As an advocate for innovation and efficiency in accounting practices, I've come to question the over reliance on journal entry accounting for recording sales and expense transactions. While journal entries have long been a staple of financial reporting, I believe that they may not always be the most effective or practical approach, especially in today's rapidly evolving business landscape. Here are some reasons why I'm opposed to journal entry accounting for sales and expense transactions:


Lack of Real-Time Visibility

Journal entry accounting often involves manual data entry and reconciliation processes, which can be time-consuming and prone to errors. As a result, financial information may not always be up-to-date or readily available for decision-making purposes and historical documentation. In today's fast-paced business environment, real-time visibility into sales and expenses is essential for agile decision-making and strategic planning and legal liability protections. In particular, sales, payroll, A/R and A/P require documentation should a need arise to document sales taxes, income taxes, employee wage, payroll taxes and purchase or sales costs.

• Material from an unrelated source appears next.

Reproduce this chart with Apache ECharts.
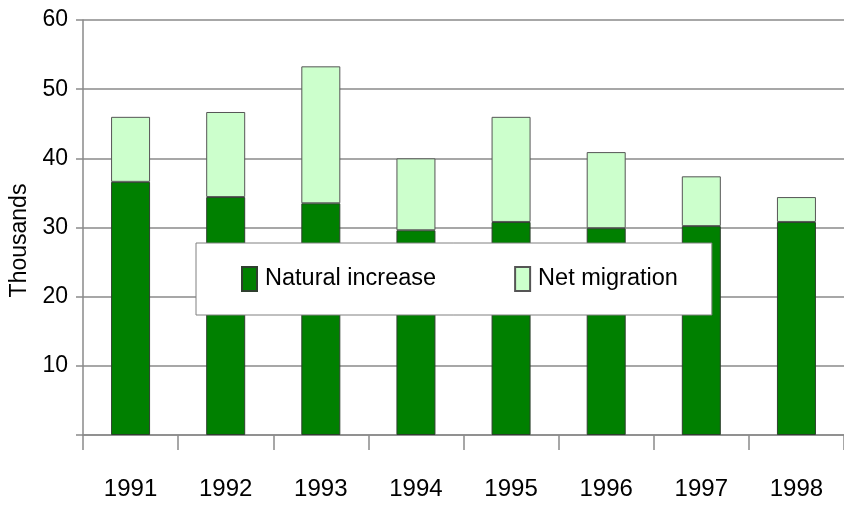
<!DOCTYPE html>
<html>
<head>
<meta charset="utf-8">
<script src="https://cdn.jsdelivr.net/npm/echarts@6/dist/echarts.min.js"></script>
<style>
  html, body { margin: 0; padding: 0; background: #fff; }
  #chart { width: 844px; height: 506px; }
</style>
</head>
<body>
<div id="chart"></div>
<script>
// values in thousands
const years = ['1991', '1992', '1993', '1994', '1995', '1996', '1997', '1998'];
const naturalIncrease = [36.6, 34.4, 33.5, 29.6, 30.8, 29.9, 30.2, 30.8];
const netMigration = [9.4, 12.3, 19.8, 10.4, 15.2, 11.0, 7.2, 3.6];

const font = 'Liberation Sans, Arial, sans-serif';
const gridGray = '#8a8a8a';

const chart = echarts.init(document.getElementById('chart'));
chart.setOption({
    backgroundColor: '#ffffff',
    animation: false,
    textStyle: { fontFamily: font },
    grid: { left: 83, top: 20, width: 766, bottom: 71 },
    legend: {
        left: 196,
        top: 243,
        orient: 'horizontal',
        data: ['Natural increase', 'Net migration'],
        icon: 'rect',
        backgroundColor: '#ffffff',
        borderColor: '#808080',
        borderWidth: 1,
        padding: [23, 34, 23, 45],
        itemWidth: 15,
        itemHeight: 24,
        itemGap: 78,
        textStyle: { fontSize: 23.5, color: '#000', fontFamily: font, lineHeight: 24, padding: [0, 0, 0, 3] }
    },
    xAxis: {
        type: 'category',
        data: years,
        axisLine: { lineStyle: { color: gridGray, width: 1.5 } },
        axisTick: { show: true, length: 15, lineStyle: { color: gridGray, width: 1.5 } },
        axisLabel: { fontSize: 24, color: '#000', margin: 42, fontFamily: font }
    },
    yAxis: {
        type: 'value',
        min: 0,
        max: 60,
        interval: 10,
        name: 'Thousands',
        nameLocation: 'middle',
        nameGap: 49,
        nameTextStyle: { fontSize: 23, color: '#000', fontFamily: font, padding: [0, 26, 0, 0] },
        axisLine: { show: true, lineStyle: { color: gridGray, width: 1.5 } },
        axisTick: { show: true, length: 7, lineStyle: { color: gridGray, width: 1.5 } },
        axisLabel: {
            fontSize: 23, color: '#000', margin: 15, fontFamily: font,
            formatter: v => (v === 0 ? '' : v)
        },
        splitLine: { lineStyle: { color: gridGray, width: 1.5 } }
    },
    series: [
        {
            name: 'Natural increase',
            type: 'bar',
            stack: 'total',
            barWidth: 39,
            data: naturalIncrease,
            itemStyle: { color: '#008000', borderColor: '#2f3f2f', borderWidth: 1 }
        },
        {
            name: 'Net migration',
            type: 'bar',
            stack: 'total',
            barWidth: 39,
            data: netMigration,
            itemStyle: { color: '#ccffcc', borderColor: '#555', borderWidth: 1 }
        }
    ]
});
</script>
</body>
</html>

Complexity and Inefficiency

Journal entry accounting can be complex, especially for businesses with multiple revenue streams, expense categories, and accounting standards to comply with. Maintaining accurate records and ensuring proper classification of transactions requires meticulous attention to detail and extensive training. This complexity can lead to inefficiencies and administrative burdens, diverting resources away from value-added activities.


Risk of Errors and Fraud

Manual data entry and manipulation of journal entries increase the risk of errors and fraudulent activities. Without proper controls and oversight, unauthorized or inaccurate journal entries can go undetected, compromising the integrity of financial reporting and exposing the business to regulatory scrutiny and reputational damage. Automating sales and expense transactions can help mitigate these risks by reducing human intervention and enhancing data accuracy and integrity.


Limited Analytical Insights

Journal entry accounting focuses primarily on recording transactions rather than analyzing and interpreting financial data. While journal entries provide a historical record of sales and expenses, they may not offer meaningful insights into trends, patterns, or performance indicators. Businesses need robust reporting and analytics capabilities to extract actionable insights from their financial data and drive informed decision-making.


Here are some common scenarios where journal entries are appropriately used in accounting:


  1. Adjusting Entries: At the end of an accounting period, adjusting entries are made to ensure that revenues and expenses are recognized in the correct period. This includes entries to record accrued expenses, prepaid expenses, accrued revenues, and unearned revenues.

  2. Depreciation: Journal entries are used to record the depreciation expense for long-term assets such as buildings, machinery, and equipment. Depreciation entries allocate the cost of these assets over their useful lives to match their expense with the revenue they help generate.

  3. Inventory Transactions: Journal entries are used to record inventory adjustments such as inventory shrinkage due to theft or loss.

  4. Stock Transactions: When company stock is issued, or repurchased.

  5. Asset and Equity: Dividend payouts, and Reinvested Capital from Retained Earnings.

  6. Probable Contingencies: Used to record contingent liabilities.


In conclusion, while journal entry accounting has served as a foundational practice in financial reporting, its limitations in today's dynamic business environment call for a reevaluation of traditional approaches. By embracing innovation and leveraging technology, businesses can unlock new efficiencies, reduce risks, and gain deeper insights into their sales and expense transactions, ultimately driving sustainable growth and success. Each transaction in QuickBooks Online is backed by a transaction journal for T account analysis.